Ok, the math . Since we were driving from one city to the other and taking a ferry across Lake Michigan, we used the ruler feature to measure distances. By clicking on the beginning and end of the ferry path, we found out it's about 85 miles across Lake Michigan.

There are several mathematical directions you could go with the ruler tool as you explore places with your child.

How far is our destination from homes? You can measure other trips familiar to your child and compare. How far to school? How far to something familiar that is about an hour away? That will help your child develop their real-world understanding of distances.

Understanding map scale . You can use the Google Earth ruler to help your child understand a basic truth about maps - no matter what scale you draw the map, you're still representing an unchanging real-world distance. Zoom in tight, measure a distance between two places. Now zoom out, and measure the same distance again. Even though your ruler line is much shorter, the distance in miles will be about the same (allowing for a little error in clicking).

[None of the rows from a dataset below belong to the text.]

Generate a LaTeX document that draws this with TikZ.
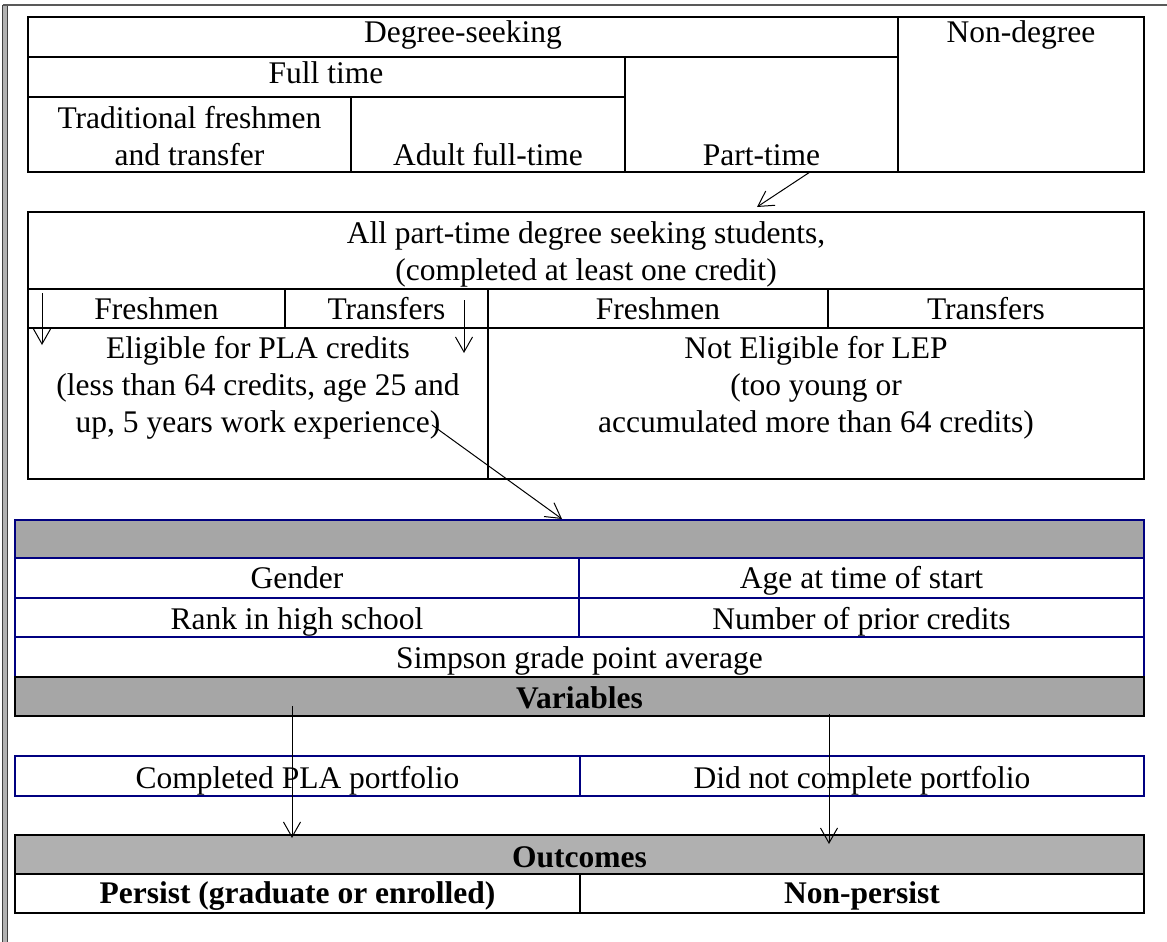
\documentclass[tikz,border=0pt]{standalone}
\usepackage{fontspec}
\setmainfont{Liberation Serif}
\usetikzlibrary{arrows.meta}

\definecolor{navyline}{RGB}{0,0,128}
\definecolor{barA}{RGB}{166,166,166}
\definecolor{barB}{RGB}{176,176,176}

\tikzset{
  tabline/.style={line width=1.8pt, draw=black},
  blueline/.style={line width=1.6pt, draw=navyline},
  lbl/.style={inner sep=0pt, anchor=base, font=\fontsize{31.5}{37}\selectfont},
  blbl/.style={inner sep=0pt, anchor=base, font=\fontsize{31.5}{37}\selectfont\bfseries},
  flow/.style={line width=1pt, -{Straight Barb[length=15pt,width=17pt]}},
}

\begin{document}
\begin{tikzpicture}[x=1pt,y=-1pt]
\useasboundingbox (0,0) rectangle (1167,942);

% page frame
\fill[black!30] (2.5,5) rectangle (7.5,942);
\draw[line width=1pt, black!75] (2.5,5) -- (2.5,942);
\draw[line width=1pt, black!75] (7.5,5) -- (7.5,942);
\draw[line width=2.2pt, black!65] (2.5,5) -- (1167,5);

% ---------- enrolment categories ----------
\draw[tabline] (28,17) rectangle (1144,172);
\draw[tabline] (28,57) -- (898,57);
\draw[tabline] (898,17) -- (898,172);
\draw[tabline] (28,97) -- (625,97);
\draw[tabline] (625,57) -- (625,172);
\draw[tabline] (351,97) -- (351,172);

\node[lbl] (deg)     at (463,43)    {Degree-seeking};
\node[lbl] (nondeg)  at (1021,43)   {Non-degree};
\node[lbl] (full)    at (326,83)    {Full time};
\node[lbl] (trad1)   at (189.5,128) {Traditional freshmen};
\node[lbl] (trad2)   at (189.5,165) {and transfer};
\node[lbl] (adult)   at (488,165)   {Adult full-time};
\node[lbl] (part)    at (761.5,165) {Part-time};

% ---------- part-time students ----------
\draw[tabline] (28,212) rectangle (1144,479);
\draw[tabline] (28,289) -- (1144,289);
\draw[tabline] (28,328) -- (1144,328);
\draw[tabline] (488,289) -- (488,479);
\draw[tabline] (285,289) -- (285,328);
\draw[tabline] (828,289) -- (828,328);

\node[lbl] (allpt1) at (586,243) {All part-time degree seeking students,};
\node[lbl] (allpt2) at (586,280) {(completed at least one credit)};
\node[lbl] (fresh1) at (156.5,319) {Freshmen};
\node[lbl] (trans1) at (386.5,319) {Transfers};
\node[lbl] (fresh2) at (658,319)   {Freshmen};
\node[lbl] (trans2) at (986,319)   {Transfers};
\node[lbl] (elig1) at (258,358) {Eligible for PLA credits};
\node[lbl] (elig2) at (258,395) {(less than 64 credits, age 25 and};
\node[lbl] (elig3) at (258,432) {up, 5 years work experience)};
\node[lbl] (notel1) at (816,358) {Not Eligible for LEP};
\node[lbl] (notel2) at (816,395) {(too young or};
\node[lbl] (notel3) at (816,432) {accumulated more than 64 credits)};

% ---------- variables ----------
\fill[barA] (15,520) rectangle (1144,558);
\draw[blueline] (15,520) rectangle (1144,677);
\draw[blueline] (15,558) -- (1144,558);
\draw[blueline] (15,598) -- (1144,598);
\draw[blueline] (15,637) -- (1144,637);
\draw[blueline] (579,558) -- (579,637);
\filldraw[tabline, fill=barA] (15,677) rectangle (1144,716);

\node[lbl] (gender)  at (297,588)   {Gender};
\node[lbl] (age)     at (861.5,588) {Age at time of start};
\node[lbl] (rank)    at (297,629)   {Rank in high school};
\node[lbl] (prior)   at (861.5,629) {Number of prior credits};
\node[lbl] (simpson) at (579.5,668) {Simpson grade point average};
\node[blbl] (vars)   at (579.5,708) {Variables};

% ---------- portfolio ----------
\draw[blueline] (15,756) rectangle (1144,796);
\draw[blueline] (580,756) -- (580,796);
\node[lbl] (compl)  at (297.5,788) {Completed PLA portfolio};
\node[lbl] (nocomp) at (862,788)   {Did not complete portfolio};

% ---------- outcomes ----------
\filldraw[tabline, fill=barB] (15,835) rectangle (1144,874);
\draw[tabline] (15,874) rectangle (1144,913);
\draw[tabline] (580,874) -- (580,913);
\node[blbl] (outc)    at (579.5,867) {Outcomes};
\node[blbl] (persist) at (297.5,903) {Persist (graduate or enrolled)};
\node[blbl] (nonper)  at (862,903)   {Non-persist};

% ---------- arrows ----------
\coordinate (a1s) at (810,172);
\coordinate (a1e) at (757,207);
\coordinate (a2s) at (42,293);
\coordinate (a2e) at (42,345);
\coordinate (a3s) at (464,300);
\coordinate (a3e) at (464,353);
\coordinate (a4s) at (432,425);
\coordinate (a4e) at (562,519);
\coordinate (a5s) at (292,706);
\coordinate (a5e) at (292,838);
\coordinate (a6s) at (829,714);
\coordinate (a6e) at (829,844);

\draw[flow] (a1s) -- (a1e);
\draw[flow] (a2s) -- (a2e);
\draw[flow] (a3s) -- (a3e);
\draw[flow] (a4s) -- (a4e);
\draw[flow] (a5s) -- (a5e);
\draw[flow] (a6s) -- (a6e);
\end{tikzpicture}
\end{document}
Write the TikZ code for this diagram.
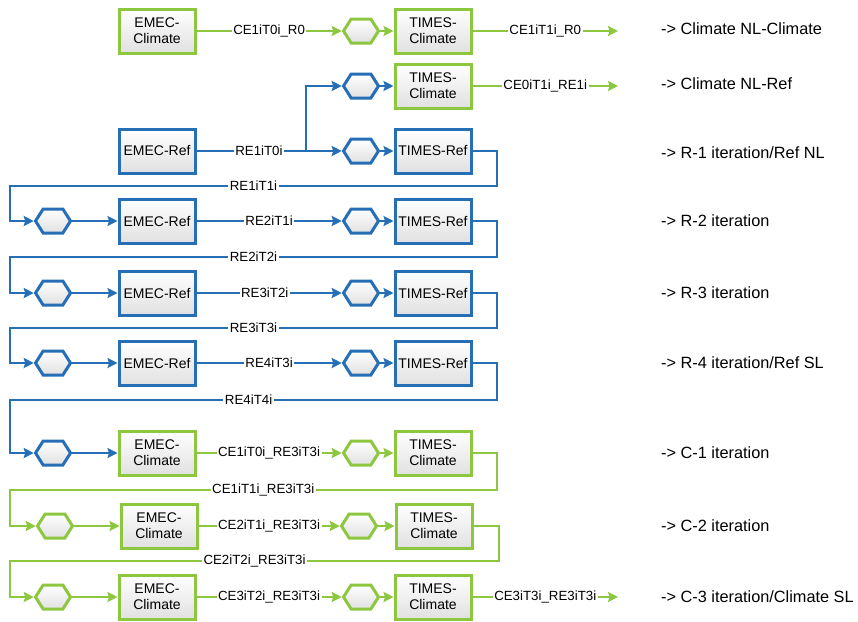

Using numbers to describe places. Lake Michigan is much longer, north to south, than it is wide. By measuring with the ruler tool we can find out how many times longer it is than wide. If I tell you that Lake Michigan is over three times longer than it is wide, that's a more specific description than "a lot longer than wide." It also allows you to draw a rectangle about the same shape as Lake Michigan, without ever seeing a map. Aren't numbers great?